Torture has arrived at Stills Gallery in Edinburgh. Supported by arts organisation a/political Andres Serrano has produced an extensive body of work picturing borrowed torture devices and staged acts of torture. As part of his creative process he visited concentration camps and interrogation centres. He also took advice from torturers and victims of torture alike. Many of the photographs were made at The Foundry, a disused factory in the industrial town of Maubourguet. Since 2015 the work has toured galleries in France, Italy, the USA and Northern Ireland and now reaches Scotland in the form of eight very-large-scale photographs. 

What we see in the exhibition are four, obviously simulated, photographs of people being tortured, three still lives of historic instruments of torture and a portrait of CIA whistleblower John Kiriakou. The photographs reach almost from floor to ceiling, mounted behind plexiglass, supported by thick black wooden frames. The vast size and scale of the photographs is intended to elevate them to the status of “Renaissance altar pieces”. Serrano has worked on a large scale since the 1980s. At that time fine art photographers took advantage of improved technology to compete with painting for space and presence on gallery walls by printing very large. Over time the effectiveness of this strategy has become diluted. The photographs are impressive but surprisingly, given their content and Serrano’s proclivity for deliberate provocation, they are not particularly shocking or moving. They do however demand questions of the viewer. Where is this happening in the world today? Who is responsible? What does this have to do with me?


A man with a bloodstained cloth covering the top of his head slumps over the edge of a concrete ‘bath’ reminiscent of Jaques-Louis David’s The Death of Marat. Another man looks anxiously to one side as he poses on the factory floor in a 'dog' stress position. Opposite the dog image is a hooded man standing naked with his hands tied to metal fittings that traverse the ceiling above his head. The climactic trompe l’oeil is a triptych mimicking the infamously iconic Abu Ghraib photograph of a hooded man standing on a box in a makeshift poncho, arms outstretched with electric wires attached to his fingers. In Serrano’s version there are no wires, instead the outer images of the triptych contain metal railings within the old factory where the victim stands. They create leading lines toward the arms of the hooded figure in the central image and they connote crucifixion, a distant echo of Serrano’s signature image Piss Christ

There is a group of Irishmen known as The Hooded Men. Ten of the original fourteen remain alive. Though none of the images are included in the current exhibition, Serrano has photographed four of the men as part of the Torture series. The men were tortured by the British Army and RUC during their internment along with hundreds of other nationalists in 1971. The “Five Techniques” employed against them were perfected by the British during various colonial conflicts whilst extracting confessions and information from those who resisted their rule.

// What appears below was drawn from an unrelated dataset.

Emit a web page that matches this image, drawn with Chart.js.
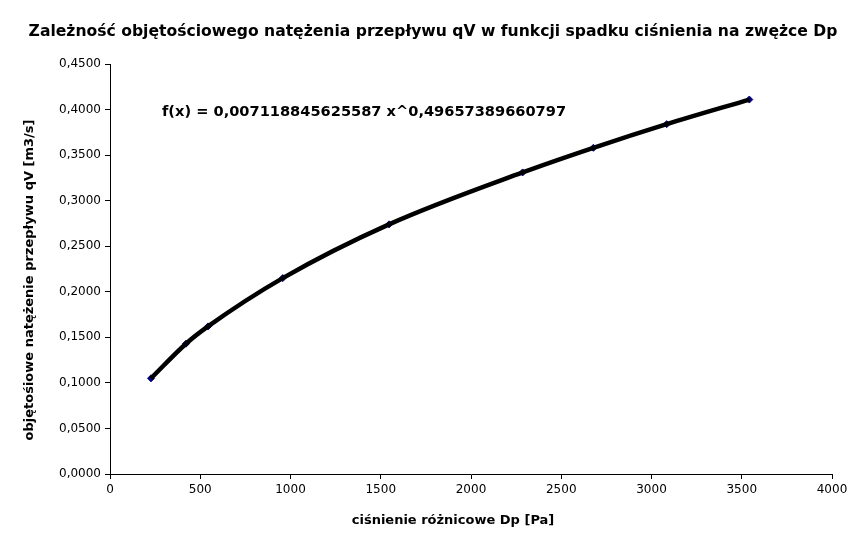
<!DOCTYPE html>
<html>
<head>
<meta charset="utf-8">
<script src="https://cdn.jsdelivr.net/npm/chart.js@4/dist/chart.umd.min.js"></script>
<style>
html,body{margin:0;padding:0;background:#fff;}
#wrap{width:866px;height:548px;}
</style>
</head>
<body>
<div id="wrap"><canvas id="c" width="866" height="548"></canvas></div>
<script>
const titleText = "Zależność objętościowego natężenia przepływu qV w funkcji spadku ciśnienia na zwężce Dp";
const xTitle = "ciśnienie różnicowe Dp [Pa]";
const yTitle = "objętośiowe natężenie przepływu qV [m3/s]";
const equationText = "f(x) = 0,007118845625587 x^0,49657389660797";

const dp = [227, 421, 543, 957, 1546, 2286, 2678, 3084, 3542];
const qv = [0.105, 0.143, 0.162, 0.215, 0.274, 0.331, 0.358, 0.384, 0.411];

const xMin = 0, xMax = 4000, xStep = 500;
const yMin = 0, yMax = 0.45, yStep = 0.05;

const pts = dp.map((x, i) => ({x: x, y: qv[i]}));

const FONT = "'DejaVu Sans', sans-serif";

const textPlugin = {
  id: 'texts',
  afterDatasetsDraw(chart) {
    const ctx = chart.ctx;
    const a = chart.chartArea;
    ctx.save();
    ctx.fillStyle = "#000";
    ctx.textBaseline = "middle";
    // chart title
    ctx.font = "bold 15.6px " + FONT;
    ctx.textAlign = "center";
    ctx.fillText(titleText, chart.width / 2, 32);
    // trendline equation
    ctx.font = "bold 14.6px " + FONT;
    ctx.textAlign = "left";
    ctx.fillText(equationText, a.left + 52, a.top + 48);
    // axis titles
    ctx.font = "bold 13px " + FONT;
    ctx.textAlign = "center";
    ctx.fillText(xTitle, 453, chart.height - 27);
    ctx.translate(30, 280);
    ctx.rotate(-Math.PI / 2);
    ctx.fillText(yTitle, 0, 0);
    ctx.restore();
  }
};

new Chart(document.getElementById('c'), {
  type: 'scatter',
  data: {
    datasets: [
      {
        label: 'trend',
        data: pts,
        showLine: true,
        borderColor: '#000',
        borderWidth: 4.5,
        pointRadius: 0,
        cubicInterpolationMode: 'monotone',
        fill: false
      },
      {
        label: 'qV',
        data: pts,
        showLine: false,
        pointStyle: 'rectRot',
        pointRadius: 3.5,
        backgroundColor: '#000080',
        borderColor: '#000080',
        borderWidth: 1
      }
    ]
  },
  options: {
    responsive: false,
    animation: false,
    devicePixelRatio: 1,
    layout: { padding: { left: 0, right: 34, top: 64, bottom: 0 } },
    plugins: {
      legend: { display: false },
      tooltip: { enabled: false },
      title: { display: false }
    },
    scales: {
      x: {
        type: 'linear',
        min: xMin, max: xMax,
        ticks: {
          stepSize: xStep,
          color: '#000',
          font: { family: FONT, size: 12 },
          padding: 4,
          callback: v => String(v)
        },
        grid: { drawOnChartArea: false, tickLength: 5, color: '#000', tickColor: '#000' },
        border: { color: '#000', width: 1 },
        afterFit(s) { s.height = 74; }
      },
      y: {
        type: 'linear',
        min: yMin, max: yMax,
        ticks: {
          stepSize: yStep,
          color: '#000',
          font: { family: FONT, size: 12 },
          padding: 4,
          callback: v => v.toFixed(4).replace('.', ',')
        },
        grid: { drawOnChartArea: false, tickLength: 5, color: '#000', tickColor: '#000' },
        border: { color: '#000', width: 1 },
        afterFit(s) { s.width = 110; }
      }
    }
  },
  plugins: [textPlugin]
});
</script>
</body>
</html>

The Hooded Men have fought a long running legal battle to have the British government acknowledge their use of torture with tacit support from leading Conservative and Unionist politicians of that time, including the then Secretary for Defence, Lord Carrington and Prime Minister, Edward Heath. Over many years the British government has vigorously denied their culpability and despite the intervention of top human rights lawyer Amal Clooney the Hooded Men's final appeal to the European Court of Human Rights was rejected in September 2018. 


Not long before those events in Ireland, British forces engaged in far more severe torture tactics against Kenyans suspected of involvement in the Mau Mau uprising. During their ‘interrogation’ in detention centres many men were castrated and women raped.  Objects not so visually arresting as the Pear of Anguish, photographed by Serrano, but equally horrible in their effects, were inserted into bodily orifices. Thousands of people were executed or did not survive their torture. Some of those who did survive are still fighting their own legal battle for compensation from the British government. We live in a country where we point the finger at others for their barbaric use of torture but Britain remains in a state of denial about its own use of torture. 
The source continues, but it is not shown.